210(2)The following do not constitute value received or to be received by a borrower in connection with a payday loan agreement unless they relate to an optional service or to a thing prescribed for the purposes of paragraph (1)(b):
(a) insurance provided or paid for or to be provided or paid for by the payday lender in connection with the payday loan agreement;
(b) money paid or to be paid, an expense incurred or to be incurred or anything done or to be done by the payday lender for the purpose of arranging, documenting, securing or administering the payday loan agreement; and
(c) any other thing prescribed by regulation.
210(3)The following constitute value given or to be given by a borrower in connection with a payday loan agreement:
(a) money transferred or to be transferred from the borrower to the payday lender for any purpose in connection with the payday loan agreement;
(b) money transferred or to be transferred from the borrower to a person other than the payday lender in respect of a charge for services that the payday lender requires the borrower to obtain or pay for in connection with the payday loan agreement, unless it is for an expense for which the regulations under paragraph (1)(b) would have applied if the expense had been incurred initially by the payday lender and then charged by the payday lender to the borrower; and
(c) any other thing prescribed by regulation.
Statement of purpose for entering payday loan agreement
211A person may rely on a statement made by an individual in a payday loan agreement or other document regarding the purpose for which the individual has entered into or is to enter into a payday loan agreement if
(a) the statement is signed by the individual, and
(b) the person believes in good faith that the statement is true.
Application
212(1)Subject to subsection (2), this Part applies to
(a) a payday loan offered, arranged or provided by a payday lender that carries on business in the Province,
(b) a payday loan offered to, arranged for or provided to a borrower who is resident in the Province, and
(c) a payday loan agreement in which the offer or acceptance is made in or is sent from within the Province.
212(2)This Part does not apply to financial products or services regulated under
(a) the Loan and Trust Companies Act,
(b) the Credit Unions Act, or
(c) any other Act prescribed by regulation.
Division B
Licensing
Licence required
213(1)No person shall offer, arrange or provide a payday loan from a location except under the authority of a valid payday lender licence issued under Part 12 to the person or the person’s employer for that location.

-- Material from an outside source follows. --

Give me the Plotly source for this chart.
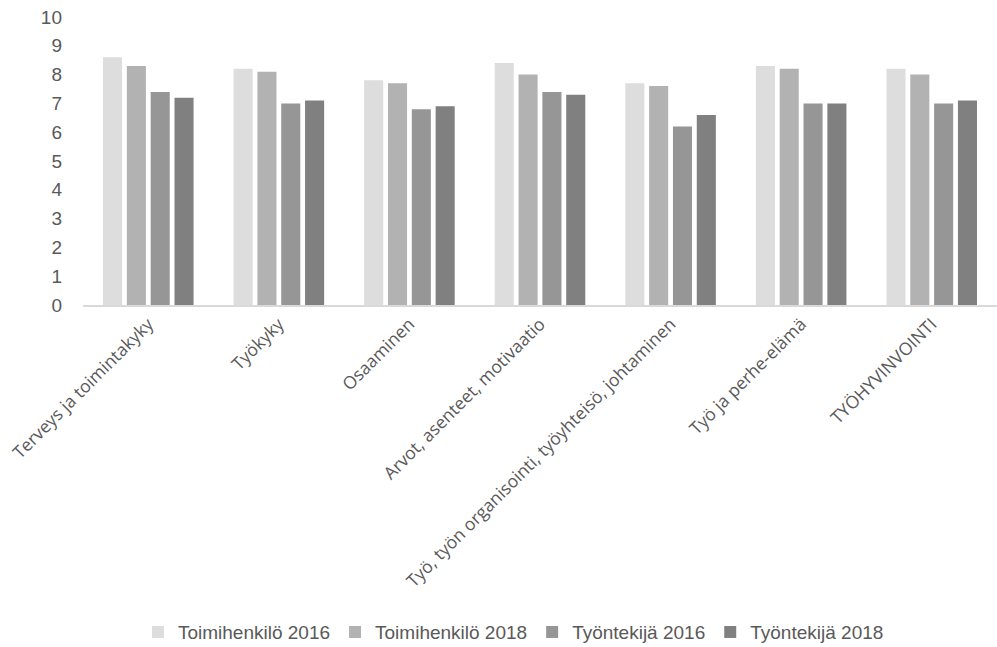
import plotly.graph_objects as go

categories = [
    "Terveys ja toimintakyky",
    "Työkyky",
    "Osaaminen",
    "Arvot, asenteet, motivaatio",
    "Työ, työn organisointi, työyhteisö, johtaminen",
    "Työ ja perhe-elämä",
    "TYÖHYVINVOINTI",
]
series_names = ["Toimihenkilö 2016", "Toimihenkilö 2018", "Työntekijä 2016", "Työntekijä 2018"]
toimihenkilo_2016 = [8.6, 8.2, 7.8, 8.4, 7.7, 8.3, 8.2]
toimihenkilo_2018 = [8.3, 8.1, 7.7, 8.0, 7.6, 8.2, 8.0]
tyontekija_2016 = [7.4, 7.0, 6.8, 7.4, 6.2, 7.0, 7.0]
tyontekija_2018 = [7.2, 7.1, 6.9, 7.3, 6.6, 7.0, 7.1]
y_ticks = [0, 1, 2, 3, 4, 5, 6, 7, 8, 9, 10]

colors = ["#DDDDDD", "#B2B2B2", "#969696", "#808080"]
values = [toimihenkilo_2016, toimihenkilo_2018, tyontekija_2016, tyontekija_2018]

fig = go.Figure()
for name, vals, col in zip(series_names, values, colors):
    fig.add_trace(go.Bar(
        x=categories, y=vals, name=name,
        marker=dict(color=col, line=dict(width=0)),
    ))

narrow = "Liberation Sans Narrow, Arial Narrow, sans-serif"
fig.update_layout(
    width=997, height=647,
    margin=dict(l=83, r=0, t=17, b=342),
    paper_bgcolor="white", plot_bgcolor="white",
    barmode="group", bargap=0.27, bargroupgap=0.2,
    showlegend=True,
    legend=dict(
        orientation="h", xref="container", yref="container",
        x=0.515, xanchor="center", y=0.023, yanchor="middle",
        font=dict(family=narrow, size=19, color="#595959"),
        itemwidth=30, traceorder="normal",
    ),
    xaxis=dict(
        tickangle=-45, showline=True, linecolor="#D9D9D9", linewidth=2,
        ticks="", tickfont=dict(family="Open Sans, sans-serif", size=17.5, color="#595959"),
        showgrid=False,
    ),
    yaxis=dict(
        range=[0, 10], tickvals=y_ticks, showgrid=False, zeroline=False,
        showline=False, ticks="", ticklabelstandoff=20,
        tickfont=dict(family=narrow, size=19, color="#595959"),
    ),
)

fig.write_html("out.html")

213(2)No person shall offer, arrange or provide an Internet payday loan from a location that is a website to a borrower in the Province except under the authority of a valid payday lender licence issued under Part 12 to that person or the person’s employer that specifies that the person or employer may offer, arrange or provide Internet payday loans from that website.
213(3)For greater certainty, a person who wishes to offer, arrange or provide a payday loan or an Internet payday loan from more than one location shall hold a separate valid payday lender licence issued under Part 12 for each location.
Division C
Payday Loan Agreements, Disclosure Requirements and Rights of Borrowers
Payday loan agreements
214(1)A payday lender shall ensure that the terms of a payday loan are included in a written payday loan agreement that is signed and dated by the borrower.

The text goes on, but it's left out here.